President Barack Obama’s fundraising trips and barnstorming around the country on Air Force One to push his jobs bill showcase an “essential truth” about his presidency: He’s uncomfortable doing the job, former George W. Bush adviser Karl Rove writes in an Op-Ed in
The Wall Street Journal.
“His renewed enthusiasm shows that nothing rejuvenates this president more than leaving Oval Office duties behind to reprise his role as stump speaker,” Rove writes. “We're even seeing snappy new slogans: the latest is ‘We can't wait,’ a clever way to hide Mr. Obama's discomfort with the business of convincing Congress to pass his bills.
“This slogan unintentionally showcases an essential truth about the Obama presidency: comfortable on the political hustings, he's uncomfortable doing the job. Energetic at campaigning, he's lethargic at governing. From the start of his administration, he has left the policy details and heavy lifting to others.”
Rove notes that, while the president was pushing investments in the country’s roads, bridges, and airports, he has taken no action on a multi-year highway bill that lapsed shortly before Obama took office in 2009. The program has only kept going through a series of temporary extensions.
“There is a price for Mr. Obama's failure in 2009 to get it renewed for six years,” Rove wrote. “State officials would have had the confidence to commit to projects. Contractors would have the incentive to purchase more equipment and hire more people, providing more certainty for one important part of the economy.”
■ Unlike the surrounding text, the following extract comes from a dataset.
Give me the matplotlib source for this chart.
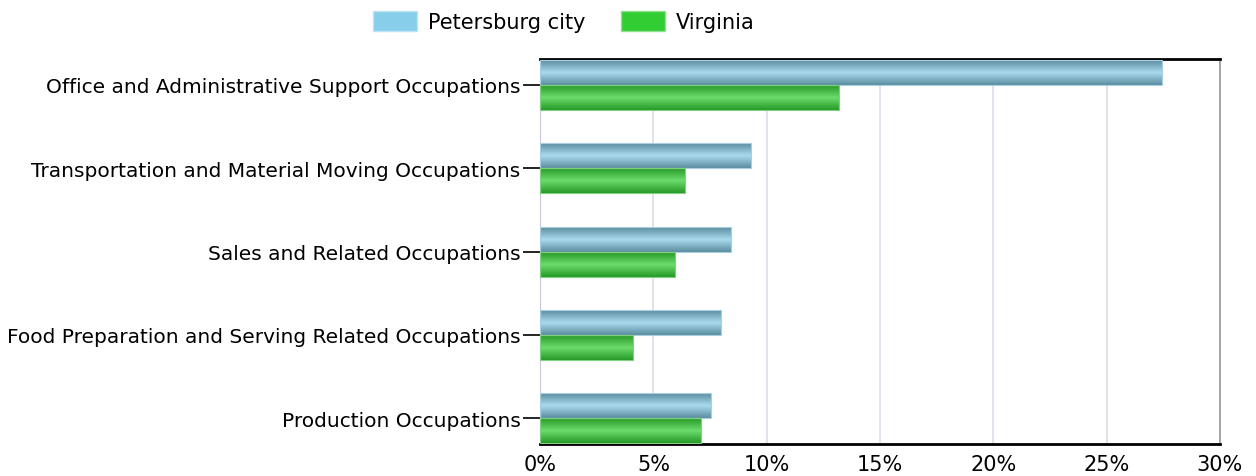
import matplotlib
matplotlib.use("Agg")
import matplotlib.pyplot as plt
import numpy as np
from matplotlib.colors import LinearSegmentedColormap
from matplotlib.patches import Patch

# data
occupations = [
    "Office and Administrative Support Occupations",
    "Transportation and Material Moving Occupations",
    "Sales and Related Occupations",
    "Food Preparation and Serving Related Occupations",
    "Production Occupations",
]
petersburg = [27.45, 9.31, 8.41, 7.97, 7.54]
virginia = [13.17, 6.41, 5.94, 4.08, 7.09]
series_names = ["Petersburg city", "Virginia"]
xticks = [0, 5, 10, 15, 20, 25, 30]

plt.rcParams['font.family'] = ['DejaVu Sans']

fig = plt.figure(figsize=(12.56, 4.77), dpi=100)
ax = fig.add_axes([0.43, 0.067, 0.5413, 0.807])

y = np.arange(len(occupations))
h = 0.3

# cylinder-like shading for each series: edge -> highlight -> edge
blue_cm = LinearSegmentedColormap.from_list("b", ["#5c8ea0", "#a9daee", "#5c8ea0"])
green_cm = LinearSegmentedColormap.from_list("g", ["#279a27", "#6cdc6c", "#279a27"])
grad = np.linspace(0, 1, 64).reshape(-1, 1)


def shaded_bars(vals, offset, cmap, edge):
    bars = ax.barh(y + offset, vals, height=h, color="none", edgecolor=edge,
                   linewidth=0.8, zorder=3)
    for b in bars:
        x0, y0 = b.get_x(), b.get_y()
        w, hh = b.get_width(), b.get_height()
        im = ax.imshow(grad, cmap=cmap, aspect="auto", zorder=2,
                       extent=[x0, x0 + w, y0 + hh, y0], interpolation="bilinear")
        im.set_clip_path(b)
    return bars


shaded_bars(petersburg, -h / 2, blue_cm, "#a8cfe0")
shaded_bars(virginia, h / 2, green_cm, "#7fd07f")

ax.set_xlim(0, 30)
ax.set_ylim(len(occupations) - 1 + 0.31, -0.31)
ax.set_xticks(xticks)
ax.set_xticklabels([f"{t}%" for t in xticks], fontsize=15)
ax.set_yticks(y)
ax.set_yticklabels(occupations, fontsize=14.5)
ax.tick_params(axis="y", length=12, width=1.2, color="black", pad=2)
ax.tick_params(axis="x", length=0, pad=7)

ax.grid(axis="x", color="#dcdcf0", linewidth=1.2, zorder=0)
ax.set_axisbelow(True)
for s in ["top", "bottom"]:
    ax.spines[s].set_color("black")
    ax.spines[s].set_linewidth(2)
ax.spines["left"].set_color("#c8c8e0")
ax.spines["right"].set_color("#999999")
ax.spines["right"].set_linewidth(1.2)

handles = [Patch(facecolor="#87ceeb", edgecolor="#bfe3f2"),
           Patch(facecolor="#32cd32", edgecolor="#8fe08f")]
fig.legend(handles, series_names, loc="upper center", ncol=2, frameon=False,
           bbox_to_anchor=(0.449, 1.015), fontsize=15, handlelength=2.1,
           handleheight=1.1, columnspacing=1.7, handletextpad=0.55)

fig.savefig("out.png", dpi=100)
According to Rove, this “indifference to governing” prompted Obama to outsource key legislative initiatives such as the first stimulus and Obamacare, which resulted in “ineffective, unpopular and unworkable laws.”
“It's an odd, even jarring, combination: Mr. Obama embraces hyperkinetic government spending and a powerful and all-intruding federal state while having a hands-off attitude toward its workings,” Rove wrote, adding that this would be fine if Obama were to be the challenger in 2012.
“But Mr. Obama's problem is he's the incumbent,” Rove concluded. “To paraphrase what Joe Louis said of Billy Conn, he can run from his record but he can't hide from it. Mr. Obama is past the point of being judged mostly on words. This time around, he'll be judged mostly on competence. Americans expect more of their chief executive than a passion for the campaign stump.”